SAN ANTONIO (KTSA News) -Eighteen-year-old Julia Patterson was diagnosed with epilepsy when she was in kindergarten. She eventually experienced more than 200 seizures a day.
“Each seizure lasted 15 to 30 seconds, so I missed out on a lot, as you can imagine,” said Patterson.
She tried medications, brain surgery, medical implants and a special diet for five years, but nothing worked.
“In February of 2018, I was first prescribed medical marijuana and within just two months I was completely seizure free and I’ve retained seizure control since then,” Patterson told KTSA News. “I graduated valedictorian of my high school class, I was accepted into A&M and the University honors program, and I got my driver’s license, something I never thought would be possible for me.”
Two years ago, following her personal success with medical cannabis, Patterson testified before the House Public Health Committee and Senate Health and Human Services Committee in support of expanding Texas’ Compassionate Use Program (CUP). The Round Top resident was 16-years-old at the time and this year, she’s a registered lobbyist for the KK125 Ovarian Cancer Research Foundation.
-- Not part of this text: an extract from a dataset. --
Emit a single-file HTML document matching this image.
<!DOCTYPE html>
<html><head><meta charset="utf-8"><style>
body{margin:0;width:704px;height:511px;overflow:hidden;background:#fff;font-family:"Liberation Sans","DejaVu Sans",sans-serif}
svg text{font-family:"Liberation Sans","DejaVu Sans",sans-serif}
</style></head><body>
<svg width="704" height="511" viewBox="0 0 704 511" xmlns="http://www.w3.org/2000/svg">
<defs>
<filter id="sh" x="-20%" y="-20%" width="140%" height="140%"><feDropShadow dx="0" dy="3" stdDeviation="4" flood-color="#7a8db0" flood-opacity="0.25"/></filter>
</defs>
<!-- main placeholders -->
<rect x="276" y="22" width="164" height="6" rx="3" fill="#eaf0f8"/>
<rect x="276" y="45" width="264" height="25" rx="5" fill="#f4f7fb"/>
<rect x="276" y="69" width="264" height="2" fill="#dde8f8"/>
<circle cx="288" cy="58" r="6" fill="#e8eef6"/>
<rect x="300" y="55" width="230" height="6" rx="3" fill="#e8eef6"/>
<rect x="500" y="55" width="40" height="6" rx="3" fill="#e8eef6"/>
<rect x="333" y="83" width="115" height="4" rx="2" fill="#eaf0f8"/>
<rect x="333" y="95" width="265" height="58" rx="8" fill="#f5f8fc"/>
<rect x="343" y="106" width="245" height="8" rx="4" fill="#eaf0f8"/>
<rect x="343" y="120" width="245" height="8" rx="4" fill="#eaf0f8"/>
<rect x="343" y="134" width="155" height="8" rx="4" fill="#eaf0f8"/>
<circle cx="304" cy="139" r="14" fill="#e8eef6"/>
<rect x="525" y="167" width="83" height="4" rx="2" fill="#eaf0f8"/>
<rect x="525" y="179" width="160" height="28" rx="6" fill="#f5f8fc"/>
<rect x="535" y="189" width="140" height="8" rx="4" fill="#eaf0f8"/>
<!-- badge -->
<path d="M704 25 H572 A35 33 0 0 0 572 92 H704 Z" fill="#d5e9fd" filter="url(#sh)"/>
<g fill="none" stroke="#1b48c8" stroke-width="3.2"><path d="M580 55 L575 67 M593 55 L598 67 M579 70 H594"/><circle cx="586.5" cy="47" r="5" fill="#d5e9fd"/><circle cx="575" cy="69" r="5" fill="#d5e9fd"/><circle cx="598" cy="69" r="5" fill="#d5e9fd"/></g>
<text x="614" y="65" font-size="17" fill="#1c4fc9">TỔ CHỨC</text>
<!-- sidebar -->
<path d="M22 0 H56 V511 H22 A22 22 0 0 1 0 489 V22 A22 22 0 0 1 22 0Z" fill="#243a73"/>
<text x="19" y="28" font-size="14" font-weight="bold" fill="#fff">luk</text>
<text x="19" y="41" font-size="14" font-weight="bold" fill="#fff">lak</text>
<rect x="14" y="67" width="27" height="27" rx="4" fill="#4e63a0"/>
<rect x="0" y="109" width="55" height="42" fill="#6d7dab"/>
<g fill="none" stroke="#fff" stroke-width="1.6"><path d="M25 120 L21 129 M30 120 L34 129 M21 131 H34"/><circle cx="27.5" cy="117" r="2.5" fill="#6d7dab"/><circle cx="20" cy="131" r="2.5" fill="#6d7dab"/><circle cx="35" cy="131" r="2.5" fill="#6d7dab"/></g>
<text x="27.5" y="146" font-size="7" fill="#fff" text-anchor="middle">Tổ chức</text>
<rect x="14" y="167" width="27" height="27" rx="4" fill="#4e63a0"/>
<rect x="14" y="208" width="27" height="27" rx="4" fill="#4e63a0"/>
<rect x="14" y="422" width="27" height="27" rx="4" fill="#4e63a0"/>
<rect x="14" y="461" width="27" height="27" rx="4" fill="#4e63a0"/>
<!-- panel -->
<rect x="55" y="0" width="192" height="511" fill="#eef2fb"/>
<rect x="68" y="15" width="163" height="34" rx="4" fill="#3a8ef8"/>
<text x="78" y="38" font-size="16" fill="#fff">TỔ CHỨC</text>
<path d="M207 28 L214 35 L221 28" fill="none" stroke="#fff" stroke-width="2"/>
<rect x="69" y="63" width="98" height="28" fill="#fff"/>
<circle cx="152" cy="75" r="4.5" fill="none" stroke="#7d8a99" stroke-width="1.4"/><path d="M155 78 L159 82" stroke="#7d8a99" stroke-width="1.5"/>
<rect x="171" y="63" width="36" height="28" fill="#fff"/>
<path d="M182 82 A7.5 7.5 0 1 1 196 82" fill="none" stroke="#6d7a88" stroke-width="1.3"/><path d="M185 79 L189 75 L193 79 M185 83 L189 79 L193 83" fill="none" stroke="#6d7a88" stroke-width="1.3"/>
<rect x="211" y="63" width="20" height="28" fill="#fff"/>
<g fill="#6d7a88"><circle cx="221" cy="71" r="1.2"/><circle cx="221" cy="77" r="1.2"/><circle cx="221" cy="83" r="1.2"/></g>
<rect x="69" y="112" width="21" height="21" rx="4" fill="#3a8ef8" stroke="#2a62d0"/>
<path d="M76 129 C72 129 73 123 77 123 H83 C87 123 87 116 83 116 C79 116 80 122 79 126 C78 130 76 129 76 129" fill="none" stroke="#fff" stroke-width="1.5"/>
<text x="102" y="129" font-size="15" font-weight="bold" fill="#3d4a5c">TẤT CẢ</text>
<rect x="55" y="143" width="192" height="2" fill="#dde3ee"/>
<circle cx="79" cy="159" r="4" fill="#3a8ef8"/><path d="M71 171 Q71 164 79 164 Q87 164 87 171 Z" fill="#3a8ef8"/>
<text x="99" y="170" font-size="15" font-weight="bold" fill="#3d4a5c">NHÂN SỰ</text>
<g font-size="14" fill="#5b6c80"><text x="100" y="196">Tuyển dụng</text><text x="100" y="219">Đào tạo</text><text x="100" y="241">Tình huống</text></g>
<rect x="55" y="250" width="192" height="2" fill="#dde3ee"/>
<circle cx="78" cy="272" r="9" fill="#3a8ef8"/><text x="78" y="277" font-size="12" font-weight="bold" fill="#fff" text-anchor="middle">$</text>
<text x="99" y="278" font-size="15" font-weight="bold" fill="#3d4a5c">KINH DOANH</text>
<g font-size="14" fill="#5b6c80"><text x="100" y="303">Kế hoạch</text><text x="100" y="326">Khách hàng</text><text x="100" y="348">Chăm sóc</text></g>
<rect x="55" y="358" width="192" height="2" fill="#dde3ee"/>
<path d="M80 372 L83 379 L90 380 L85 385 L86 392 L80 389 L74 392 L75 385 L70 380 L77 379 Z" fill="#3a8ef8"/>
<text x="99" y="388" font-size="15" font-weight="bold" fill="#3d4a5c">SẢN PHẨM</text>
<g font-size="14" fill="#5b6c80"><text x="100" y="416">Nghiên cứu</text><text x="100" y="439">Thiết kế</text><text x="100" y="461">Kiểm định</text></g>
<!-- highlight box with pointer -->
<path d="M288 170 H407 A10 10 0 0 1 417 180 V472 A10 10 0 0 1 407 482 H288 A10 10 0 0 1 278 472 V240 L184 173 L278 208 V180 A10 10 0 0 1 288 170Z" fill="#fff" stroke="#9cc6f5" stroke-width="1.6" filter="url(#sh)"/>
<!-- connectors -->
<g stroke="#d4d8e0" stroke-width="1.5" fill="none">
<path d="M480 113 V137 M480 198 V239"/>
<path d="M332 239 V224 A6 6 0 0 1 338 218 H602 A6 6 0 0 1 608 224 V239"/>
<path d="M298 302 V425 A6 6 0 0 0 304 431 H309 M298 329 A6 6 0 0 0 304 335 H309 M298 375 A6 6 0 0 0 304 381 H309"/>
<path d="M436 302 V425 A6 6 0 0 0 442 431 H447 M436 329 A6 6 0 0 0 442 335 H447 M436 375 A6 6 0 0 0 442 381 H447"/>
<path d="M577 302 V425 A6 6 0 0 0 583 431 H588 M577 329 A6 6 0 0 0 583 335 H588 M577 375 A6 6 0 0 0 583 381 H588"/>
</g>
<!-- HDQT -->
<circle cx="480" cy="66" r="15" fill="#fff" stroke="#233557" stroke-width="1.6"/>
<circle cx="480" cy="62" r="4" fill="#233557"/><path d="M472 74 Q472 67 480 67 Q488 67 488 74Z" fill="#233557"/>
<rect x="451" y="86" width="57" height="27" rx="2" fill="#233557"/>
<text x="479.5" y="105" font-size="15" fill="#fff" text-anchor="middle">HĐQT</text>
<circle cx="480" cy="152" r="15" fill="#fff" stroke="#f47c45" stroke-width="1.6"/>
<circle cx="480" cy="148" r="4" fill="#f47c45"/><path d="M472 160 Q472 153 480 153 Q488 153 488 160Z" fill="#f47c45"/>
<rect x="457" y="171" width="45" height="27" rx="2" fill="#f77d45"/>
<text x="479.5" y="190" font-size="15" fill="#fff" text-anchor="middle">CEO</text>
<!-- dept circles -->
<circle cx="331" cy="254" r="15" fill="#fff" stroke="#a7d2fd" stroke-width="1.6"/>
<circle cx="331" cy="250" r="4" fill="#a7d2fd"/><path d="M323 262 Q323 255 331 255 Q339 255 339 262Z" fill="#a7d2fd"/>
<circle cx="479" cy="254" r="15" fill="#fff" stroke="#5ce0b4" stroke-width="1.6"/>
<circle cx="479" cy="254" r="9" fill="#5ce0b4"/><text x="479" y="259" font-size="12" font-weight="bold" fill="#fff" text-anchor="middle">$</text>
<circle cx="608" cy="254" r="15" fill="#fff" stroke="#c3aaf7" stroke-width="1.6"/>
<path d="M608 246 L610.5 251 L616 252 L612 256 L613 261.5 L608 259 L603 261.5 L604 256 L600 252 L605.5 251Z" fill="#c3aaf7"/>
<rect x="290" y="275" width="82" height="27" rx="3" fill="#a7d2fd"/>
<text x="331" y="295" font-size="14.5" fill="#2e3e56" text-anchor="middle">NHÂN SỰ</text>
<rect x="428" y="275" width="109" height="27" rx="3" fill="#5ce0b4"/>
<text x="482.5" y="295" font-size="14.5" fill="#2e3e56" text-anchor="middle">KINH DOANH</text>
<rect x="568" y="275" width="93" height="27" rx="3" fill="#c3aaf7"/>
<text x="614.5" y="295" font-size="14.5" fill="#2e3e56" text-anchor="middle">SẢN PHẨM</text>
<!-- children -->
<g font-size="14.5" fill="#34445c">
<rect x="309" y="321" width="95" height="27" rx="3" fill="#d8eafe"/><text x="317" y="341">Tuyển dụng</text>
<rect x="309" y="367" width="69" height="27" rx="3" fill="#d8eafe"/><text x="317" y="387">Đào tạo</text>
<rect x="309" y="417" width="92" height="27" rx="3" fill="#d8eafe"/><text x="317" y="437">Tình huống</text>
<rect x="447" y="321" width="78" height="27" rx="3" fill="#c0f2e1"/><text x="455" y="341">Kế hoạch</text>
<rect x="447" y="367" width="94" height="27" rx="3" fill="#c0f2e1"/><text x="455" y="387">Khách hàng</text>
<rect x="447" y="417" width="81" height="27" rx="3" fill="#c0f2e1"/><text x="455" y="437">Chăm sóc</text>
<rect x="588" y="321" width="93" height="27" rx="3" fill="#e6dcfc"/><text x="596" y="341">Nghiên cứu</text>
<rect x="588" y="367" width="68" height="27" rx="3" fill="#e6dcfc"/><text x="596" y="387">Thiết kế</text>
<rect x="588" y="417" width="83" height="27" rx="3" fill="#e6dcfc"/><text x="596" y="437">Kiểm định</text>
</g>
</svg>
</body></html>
She’s advocating for insurance coverage of fertility preservation for young cancer patients and information sharing for the use of off-label medications.
Patterson says she’s not pushing for recreational use of marijuana.
“My focus is to help patients who are suffering with cancer, chronic pain, etc., to gain access to this life-changing medicine,” Patterson said. “I want others to have the same opportunity and the same hope for a normal life that I was afforded through medical marijuana.”